Spain does not recognize British sovereignty over Gibraltar, and Madrid feared that inclusion of the airport in the bill would help legitimize Britain's claim.
The veto killed a project that was put together in 18 months of laborious drafting. Now the work must start from scratch, because today's advent of the Single Europe Act means that new legislative procedures must be followed.
"Of course national interests must be safeguarded, but not in a way that the essence of the community is lost. . . . The vision of Europe is disappearing more and more," the West German conservative daily Die Welt said in a front-page commentary today.

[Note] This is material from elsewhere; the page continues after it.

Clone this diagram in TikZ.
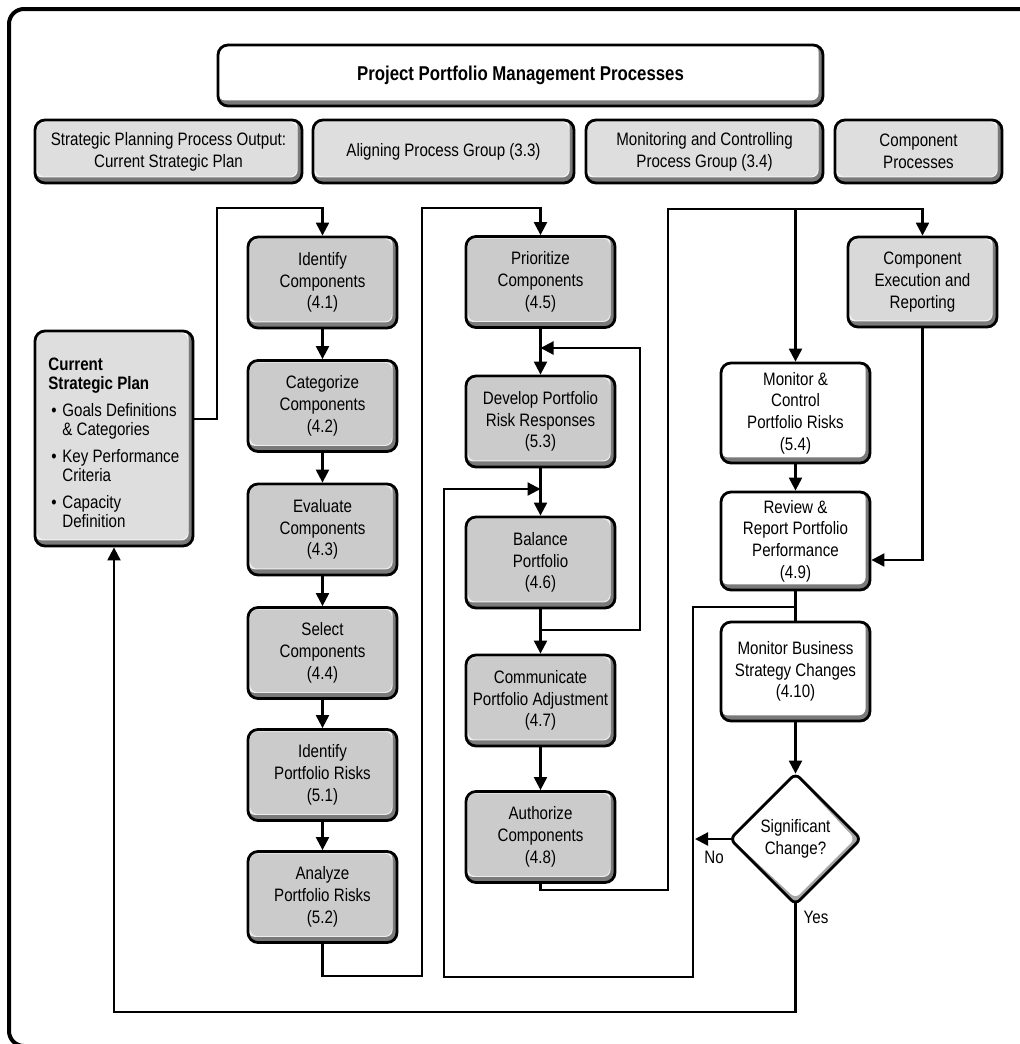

The difficulties at the summit and over the air traffic bill soured what otherwise might have been an enthusiastic welcome for the Single Europe Act. It is the first major revision of the Treaty of Rome, which established the EC as a six-nation body in 1957.

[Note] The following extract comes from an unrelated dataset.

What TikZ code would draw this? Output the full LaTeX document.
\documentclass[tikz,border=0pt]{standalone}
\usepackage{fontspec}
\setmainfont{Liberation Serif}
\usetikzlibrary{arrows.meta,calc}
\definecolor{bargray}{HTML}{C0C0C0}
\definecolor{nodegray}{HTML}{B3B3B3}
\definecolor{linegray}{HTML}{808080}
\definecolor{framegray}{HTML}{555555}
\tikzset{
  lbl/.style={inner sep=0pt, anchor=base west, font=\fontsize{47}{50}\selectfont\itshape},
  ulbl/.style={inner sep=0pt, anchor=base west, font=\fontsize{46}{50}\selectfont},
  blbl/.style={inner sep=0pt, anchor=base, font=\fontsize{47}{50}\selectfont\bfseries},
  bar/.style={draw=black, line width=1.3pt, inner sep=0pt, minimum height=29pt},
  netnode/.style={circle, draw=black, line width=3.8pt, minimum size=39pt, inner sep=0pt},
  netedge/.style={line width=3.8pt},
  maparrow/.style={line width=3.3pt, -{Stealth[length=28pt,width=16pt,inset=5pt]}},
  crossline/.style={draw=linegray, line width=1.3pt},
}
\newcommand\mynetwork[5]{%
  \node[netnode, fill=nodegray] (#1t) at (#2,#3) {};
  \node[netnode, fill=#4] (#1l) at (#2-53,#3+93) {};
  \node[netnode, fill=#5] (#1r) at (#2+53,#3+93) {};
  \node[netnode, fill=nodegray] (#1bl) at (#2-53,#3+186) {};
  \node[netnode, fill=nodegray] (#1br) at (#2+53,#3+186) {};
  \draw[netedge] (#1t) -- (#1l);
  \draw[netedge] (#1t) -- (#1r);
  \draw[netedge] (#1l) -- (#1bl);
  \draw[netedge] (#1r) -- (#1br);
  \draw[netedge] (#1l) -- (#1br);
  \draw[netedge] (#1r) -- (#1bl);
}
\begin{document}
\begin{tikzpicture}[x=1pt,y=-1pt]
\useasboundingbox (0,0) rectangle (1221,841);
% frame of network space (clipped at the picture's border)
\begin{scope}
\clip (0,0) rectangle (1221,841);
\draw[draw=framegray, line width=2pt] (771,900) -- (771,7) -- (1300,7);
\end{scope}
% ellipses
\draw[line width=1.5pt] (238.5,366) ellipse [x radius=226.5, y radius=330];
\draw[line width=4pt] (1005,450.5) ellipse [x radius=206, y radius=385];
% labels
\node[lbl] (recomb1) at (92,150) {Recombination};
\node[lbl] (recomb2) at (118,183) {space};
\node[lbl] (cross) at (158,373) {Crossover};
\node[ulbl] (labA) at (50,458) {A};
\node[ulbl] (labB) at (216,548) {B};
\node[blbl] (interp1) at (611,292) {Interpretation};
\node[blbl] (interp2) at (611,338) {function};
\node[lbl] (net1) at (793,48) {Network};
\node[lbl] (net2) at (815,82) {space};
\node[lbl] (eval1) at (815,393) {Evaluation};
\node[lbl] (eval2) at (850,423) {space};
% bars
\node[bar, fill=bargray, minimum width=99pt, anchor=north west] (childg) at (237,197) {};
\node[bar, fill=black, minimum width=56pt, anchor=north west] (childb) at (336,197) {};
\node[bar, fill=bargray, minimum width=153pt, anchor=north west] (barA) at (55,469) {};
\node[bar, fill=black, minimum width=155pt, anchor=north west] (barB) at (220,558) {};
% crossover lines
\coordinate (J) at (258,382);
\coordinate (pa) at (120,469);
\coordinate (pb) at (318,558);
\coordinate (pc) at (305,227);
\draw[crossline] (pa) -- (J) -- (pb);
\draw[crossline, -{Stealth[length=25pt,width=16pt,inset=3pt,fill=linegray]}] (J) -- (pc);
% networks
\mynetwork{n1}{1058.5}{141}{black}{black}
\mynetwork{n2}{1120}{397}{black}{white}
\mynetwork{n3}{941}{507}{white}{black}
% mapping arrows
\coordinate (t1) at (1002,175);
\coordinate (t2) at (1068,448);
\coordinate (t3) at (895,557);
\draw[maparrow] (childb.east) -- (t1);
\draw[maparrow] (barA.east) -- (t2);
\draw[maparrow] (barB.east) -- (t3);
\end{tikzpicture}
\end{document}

The act's main provision is to eliminate the ability of a single country to blackball a proposal, as Spain did in the case of the airline bill. Instead, a complicated formula has been devised under which a majority of members can approve a bill.
The act allocates 76 votes among the EC's 12 members, with the more populous countries having more votes than the smaller ones. A proposal needs 54 votes to pass. In practice, opposition from two large countries plus one or two small ones is enough to block a bill.
There is a loophole. A single country still can veto a proposal if it says that its "vital national interests" are at stake. It must then present evidence to back up its claim.
The act also gives greater powers to the European Parliament, a popularly elected assembly that meets in Strasbourg, France. The parliament will now have two chances, instead of just one, to advise the member governments about a specific proposal. Ultimate responsibility still rests with the governments, however.
It is hoped that the act will help the EC in its task of creating a single, internal European market by 1992.
The EC already has eliminated customs barriers, but it now wants to do away with non-tariff barriers. These range from differing industrial products standards to restrictions on cross-border operations of banks and insurance companies.